Right off the bat, I’ll readily admit that I don’t have a deer decoy in my hunting arsenal.


Yet, that is.


Because there’s no question that they work as the deer hunting television rock stars I cover with Outdoor Channel and Sportsman Channel tell me almost every time we talk about deer hunting in November.


Take Stan Potts, for instance, the North American Whitetail TV show co-host who has taken dozens of big bucks down through the years including several over 200 inches as he hunts near and far from his Illinois home.


“I’m a firm believer in decoying,” Potts once told me. “I always use a buck decoy and not a doe decoy and set it up along the edge of an open field, an open pasture or a food source.”


Potts urges bowhunters using a decoy to position it upwind of their stand location about 20-yards or so. In doing so, a real buck that saunters in should eventually walk between the hunter’s stand and the decoy to scent-check the fake deer.

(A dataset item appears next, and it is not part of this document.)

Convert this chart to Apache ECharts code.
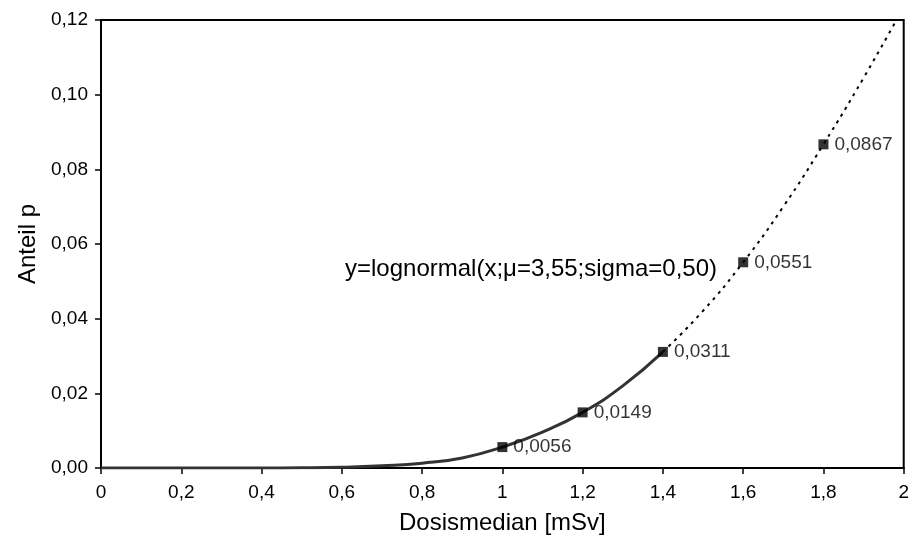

He also advises archers to place the decoy quartering toward their stand location with the decoy looking back into the woods behind the hunter. According to Potts, such a posture will look more realistic to an approaching buck, with the decoy simulating a deer that is looking back at a doe or another buck in the woods rather than staring blankly out into the open space of a field.


While Potts often opts to use only a buck decoy during his rut hunts, Realtree Outdoors TV show co-host and producer David Blanton has found a different arrangement of decoys to be highly effective over the years.


Like Potts, Blanton has plenty of on-camera deer hunting experience from one side of the North American continent to the other as he has filmed, produced, and starred in television shows for The Nashville Network and ESPN Outdoors in the past and now Outdoor Channel and Sportsman Channel in the present


For Blanton, his highly effective decoying technique during the whitetail rut is the use of not one, but two decoys when the big bucks are on the prowl in November.


“I get a (decoy) and put on (small) antlers (to simulate) a little buck, then I take the second one, a doe, and don’t put the legs on her, to simulate a doe being bedded down,” said Blanton, a well known Georgia hunter who has worked for Bill Jordan’s Realtree Camo company since the 1980s.


Like Potts does, the veteran deer slayer Blanton takes extra care on exactly how he positions the two decoys in front of his stand.


“I take this little buck and put it about 10 feet away from the bedded doe, and she’s looking back at him,” he told me in one of our interviews. “In my mind, what I think it conveys is a doe that is coming into heat, but she’s submissive and doesn’t want to be bred by this little buck, so she lies down.


“Since they’re looking at each other, to me, it’s a very, very convincing set-up.”


Especially when Mr. Big shows up looking for love, likely quite irritated by the potential antlered suitor edging in on his autumn turf.


With both Potts and Blanton chasing big deer all across the South, the Midwest, the Rocky Mountain West and in Canada, the two television deer hunting stars have ample proof that the decoying technique works well. Plus, they’ve also got some pretty hefty taxidermy bills over the years, deer mounts that give first hand evidence to the decoying technique’s effectiveness.


Does the use of deer decoys also work in Texas, during the mid-November rut up north near the Red River and during the December rut down in the Brush County of South Texas?


I would all but guarantee that it does. While not a totally foolproof hunting technique anywhere, big bucks like to find estrous does and keep them all to themselves along with showing their dominance in keeping lesser bucks at a distance as the rut rages on.


And since the rut is currently rolling up here in much of North Texas, what can it hurt to put up a decoy up in the situations mentioned above?


If you have one on your hunting lease or in your garage, it hurts nothing, at least until a buck lowers his shoulder and charges on the decoy in a destructive rush or a hunter sends a well-placed arrow or a bullet downrange.


Either way, the use of a decoy while hunting rutting deer in Texas promises plenty of action during the hunting season’s most exciting days.


And what’s not to like about that, except perhaps getting a bigger taxidermy bill?